■ THE REQUEST
How many of these lines hold the string "standalone"? Answer with the number only.

(Plotting code records)
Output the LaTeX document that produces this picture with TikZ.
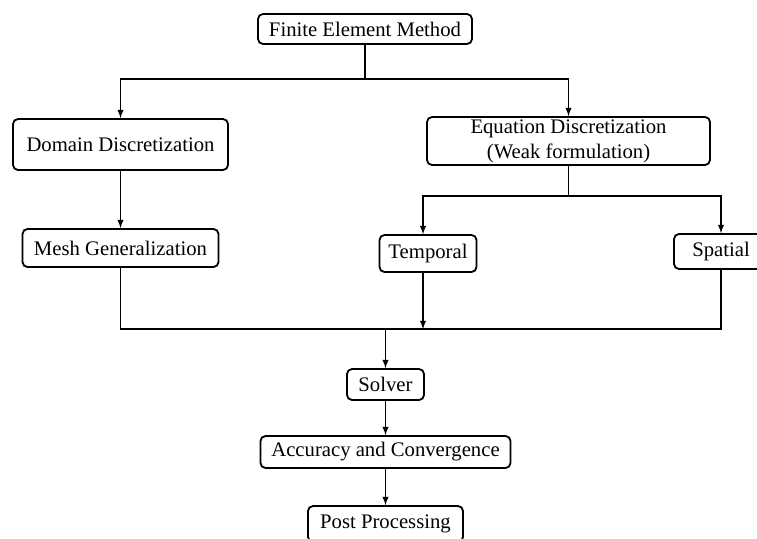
\documentclass[tikz,border=0pt]{standalone}
\usepackage{fontspec}
\setmainfont{Liberation Serif}
\usepackage{tikz}
\usetikzlibrary{calc}

\begin{document}
\begin{tikzpicture}[x=1pt,y=-1pt,
	blk/.style={draw, line width=1.8pt, rounded corners=5pt, inner sep=0pt,
		align=center, font=\fontsize{20.7}{25}\selectfont},
	link/.style={line width=1.8pt},
	arr/.style={line width=1.8pt, -latex}]
	\useasboundingbox (0,0) rectangle (757,538);
	\clip (0,0) rectangle (757,538);

	\node [blk, minimum width=214pt, minimum height=30pt] (fem) at (365, 29) {Finite Element Method};
	\node [blk, minimum width=215pt, minimum height=51pt] (domain) at (120.5, 144.5) {Domain Discretization};
	\node [blk, minimum width=283pt, minimum height=48pt] (eqn) at (568.5, 141) {Equation Discretization\\(Weak formulation)};
	\node [blk, minimum width=196pt, minimum height=38pt] (mesh) at (120.5, 248) {Mesh Generalization};
	\node [blk, minimum width=97pt, minimum height=37pt] (temporal) at (428, 253.5) {Temporal};
	\node [blk, minimum width=94pt, minimum height=35pt] (spatial) at (721, 251.5) {Spatial};
	\node [blk, minimum width=77pt, minimum height=31pt] (solver) at (385.5, 384.5) {Solver};
	\node [blk, minimum width=250pt, minimum height=32pt] (accuracy) at (385.5, 452) {Accuracy and Convergence};
	\node [blk, minimum width=155pt, minimum height=36pt] (post) at (385.5, 524) {Post Processing};

	\coordinate (split1) at (365, 79);
	\coordinate (split2) at (568.5, 196);
	\coordinate (merge) at (385.5, 329);

	% top branch
	\draw [link] (fem) -- (split1);
	\draw [arr] (split1) -| (domain);
	\draw [arr] (split1) -| (eqn);
	\draw [arr] (domain) -- (mesh);

	% equation branch
	\draw [link] (eqn) -- (split2);
	\draw [arr] (split2) -| ([xshift=-5pt]temporal.north);
	\draw [arr] (split2) -| (spatial);

	% join
	\draw [link] (mesh) |- (merge);
	\draw [link] (spatial) |- (merge);
	\draw [arr] ([xshift=-5pt]temporal.south) -- ([xshift=-5pt]temporal.south |- merge);
	\draw [arr] (merge) -- (solver);
	\draw [arr] (solver) -- (accuracy);
	\draw [arr] (accuracy) -- (post);
\end{tikzpicture}
\end{document}
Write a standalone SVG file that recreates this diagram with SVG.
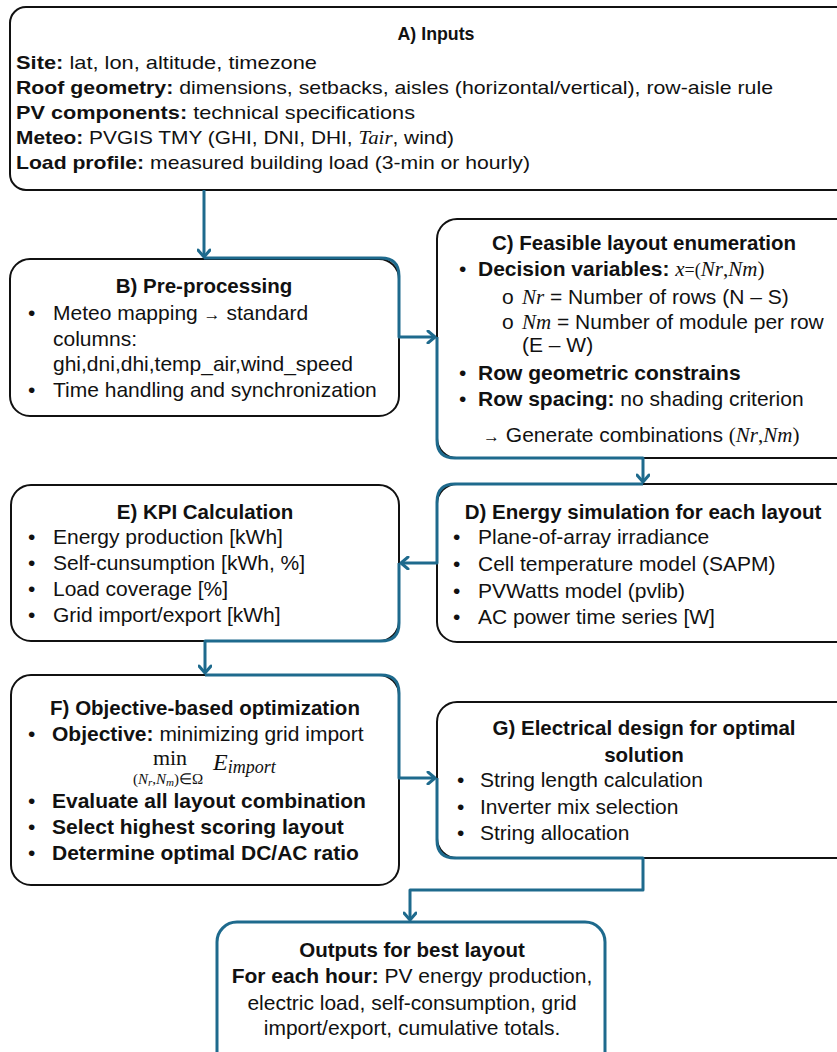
<svg xmlns="http://www.w3.org/2000/svg" width="837" height="1052" viewBox="0 0 837 1052">
<defs>
<marker id="ah" markerUnits="userSpaceOnUse" markerWidth="14" markerHeight="14" viewBox="0 0 14 14" refX="11" refY="7" orient="auto">
<path d="M4,1 L11,7 L4,13" fill="none" stroke="#1e6a8d" stroke-width="3" stroke-linecap="round" stroke-linejoin="round"/>
</marker>
<style>
.box{fill:#fff;stroke:#111;stroke-width:2}
.obox{fill:#fff;stroke:#1e6a8d;stroke-width:3}
.c{fill:none;stroke:#1e6a8d;stroke-width:3;stroke-linejoin:round}
text{font-family:"Liberation Sans",Arial,sans-serif;fill:#111}
.t{font-size:21px}
.h{font-size:20.5px;font-weight:bold;text-anchor:middle}
.a{font-size:19px}
.ah{font-size:19px;font-weight:bold;text-anchor:middle}
.b{font-weight:bold}
.m{font-family:"Liberation Serif","Times New Roman",serif;font-style:italic}
.ms{font-family:"Liberation Serif","Times New Roman",serif}
.ctr{text-anchor:middle}
.arr{font-size:17px}
</style>
</defs>

<g id="nodeA">
<rect class="box" x="10" y="7" width="870" height="183" rx="16"/>
<text class="ah" x="436" y="40" textLength="77" lengthAdjust="spacingAndGlyphs">A) Inputs</text>
<text class="a" x="16" y="69" textLength="301" lengthAdjust="spacingAndGlyphs"><tspan class="b">Site:</tspan> lat, lon, altitude, timezone</text>
<text class="a" x="16" y="94" textLength="757" lengthAdjust="spacingAndGlyphs"><tspan class="b">Roof geometry:</tspan> dimensions, setbacks, aisles (horizontal/vertical), row-aisle rule</text>
<text class="a" x="16" y="119" textLength="399" lengthAdjust="spacingAndGlyphs"><tspan class="b">PV components:</tspan> technical specifications</text>
<text class="a" x="16" y="144" textLength="438" lengthAdjust="spacingAndGlyphs"><tspan class="b">Meteo:</tspan> PVGIS TMY (GHI, DNI, DHI, <tspan class="m">Tair</tspan>, wind)</text>
<text class="a" x="16" y="169" textLength="514" lengthAdjust="spacingAndGlyphs"><tspan class="b">Load profile:</tspan> measured building load (3-min or hourly)</text>
</g>

<g id="nodeB">
<rect class="box" x="10" y="259" width="389" height="157" rx="20"/>
<text class="h" x="204" y="293">B) Pre-processing</text>
<text class="t" x="28" y="320">•</text>
<text class="t" x="53" y="320">Meteo mapping <tspan class="arr">→</tspan> standard</text>
<text class="t" x="53" y="346">columns:</text>
<text class="t" x="53" y="371">ghi,dni,dhi,temp_air,wind_speed</text>
<text class="t" x="28" y="397">•</text>
<text class="t" x="53" y="397">Time handling and synchronization</text>
</g>

<g id="nodeC">
<rect class="box" x="437" y="219" width="430" height="239" rx="20"/>
<text class="h" x="644" y="250">C) Feasible layout enumeration</text>
<text class="t" x="459" y="276">•</text>
<text class="t" x="478" y="276"><tspan class="b">Decision variables: </tspan><tspan class="m">x</tspan><tspan class="ms" font-size="18">=(</tspan><tspan class="m">Nr</tspan><tspan class="ms">,</tspan><tspan class="m">Nm</tspan><tspan class="ms">)</tspan></text>
<text class="t" x="502" y="304" font-size="15">o</text>
<text class="t" x="522" y="304"><tspan class="m">Nr</tspan> = Number of rows (N – S)</text>
<text class="t" x="502" y="329" font-size="15">o</text>
<text class="t" x="522" y="329"><tspan class="m">Nm</tspan> = Number of module per row</text>
<text class="t" x="522" y="352">(E – W)</text>
<text class="t" x="459" y="380">•</text>
<text class="t b" x="478" y="380">Row geometric constrains</text>
<text class="t" x="459" y="406">•</text>
<text class="t" x="478" y="406"><tspan class="b">Row spacing:</tspan> no shading criterion</text>
<text class="t" x="483" y="442"><tspan class="arr">→</tspan> Generate combinations <tspan class="ms">(</tspan><tspan class="m">Nr</tspan><tspan class="ms">,</tspan><tspan class="m">Nm</tspan><tspan class="ms">)</tspan></text>
</g>

<g id="nodeD">
<rect class="box" x="437" y="484" width="430" height="158" rx="20"/>
<text class="h" x="643" y="519">D) Energy simulation for each layout</text>
<text class="t" x="453" y="544">•</text>
<text class="t" x="478" y="544">Plane-of-array irradiance</text>
<text class="t" x="453" y="571">•</text>
<text class="t" x="478" y="571">Cell temperature model (SAPM)</text>
<text class="t" x="453" y="598">•</text>
<text class="t" x="478" y="598">PVWatts model (pvlib)</text>
<text class="t" x="453" y="624">•</text>
<text class="t" x="478" y="624">AC power time series [W]</text>
</g>

<g id="nodeE">
<rect class="box" x="11" y="485" width="388" height="156" rx="20"/>
<text class="h" x="205" y="519">E) KPI Calculation</text>
<text class="t" x="28" y="544">•</text>
<text class="t" x="53" y="544">Energy production [kWh]</text>
<text class="t" x="28" y="570">•</text>
<text class="t" x="53" y="570">Self-cunsumption [kWh, %]</text>
<text class="t" x="28" y="596">•</text>
<text class="t" x="53" y="596">Load coverage [%]</text>
<text class="t" x="28" y="622">•</text>
<text class="t" x="53" y="622">Grid import/export [kWh]</text>
</g>

<g id="nodeF">
<rect class="box" x="11" y="675" width="388" height="210" rx="20"/>
<text class="h" x="205" y="715">F) Objective-based optimization</text>
<text class="t" x="28" y="741">•</text>
<text class="t" x="52" y="741"><tspan class="b">Objective:</tspan> minimizing grid import</text>
<text class="ms ctr" x="170" y="765" font-size="22">min</text>
<text class="ms ctr" x="168" y="784" font-size="15">(<tspan class="m">N</tspan><tspan class="m" font-size="11" dy="2">r</tspan><tspan dy="-2">,</tspan><tspan class="m">N</tspan><tspan class="m" font-size="11" dy="2">m</tspan><tspan dy="-2">)∈Ω</tspan></text>
<text class="m" x="213" y="770" font-size="24">E<tspan font-size="18" dy="3">import</tspan></text>
<text class="t" x="28" y="808">•</text>
<text class="t b" x="52" y="808">Evaluate all layout combination</text>
<text class="t" x="28" y="834">•</text>
<text class="t b" x="52" y="834">Select highest scoring layout</text>
<text class="t" x="28" y="860">•</text>
<text class="t b" x="52" y="860">Determine optimal DC/AC ratio</text>
</g>

<g id="nodeG">
<rect class="box" x="437" y="702" width="430" height="156" rx="20"/>
<text class="h" x="644" y="735">G) Electrical design for optimal</text>
<text class="h" x="644" y="762">solution</text>
<text class="t" x="457" y="787">•</text>
<text class="t" x="480" y="787">String length calculation</text>
<text class="t" x="457" y="814">•</text>
<text class="t" x="480" y="814">Inverter mix selection</text>
<text class="t" x="457" y="840">•</text>
<text class="t" x="480" y="840">String allocation</text>
</g>

<g id="nodeOut">
<rect class="obox" x="217" y="922" width="388" height="170" rx="20"/>
<text class="h" x="412" y="957">Outputs for best layout</text>
<text class="t ctr" x="412" y="983"><tspan class="b">For each hour:</tspan> PV energy production,</text>
<text class="t ctr" x="412" y="1010">electric load, self-consumption, grid</text>
<text class="t ctr" x="412" y="1035">import/export, cumulative totals.</text>
</g>

<g id="connectors">
<path class="c" d="M204,190 V257" marker-end="url(#ah)"/>
<path class="c" d="M204,258 H381 Q399,258 399,276 V337 H435" marker-end="url(#ah)"/>
<path class="c" d="M437,337 V440 Q437,458 455,458 H643 V482" marker-end="url(#ah)"/>
<path class="c" d="M643,484 H455 Q437,484 437,502 V563 H401" marker-end="url(#ah)"/>
<path class="c" d="M399,563 V623 Q399,641 381,641 H205 V673" marker-end="url(#ah)"/>
<path class="c" d="M205,675 H381 Q399,675 399,693 V778 H435" marker-end="url(#ah)"/>
<path class="c" d="M437,778 V840 Q437,858 455,858 H643 V890 H410 V920" marker-end="url(#ah)"/>
</g>
</svg>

■ TASK SOLUTION
2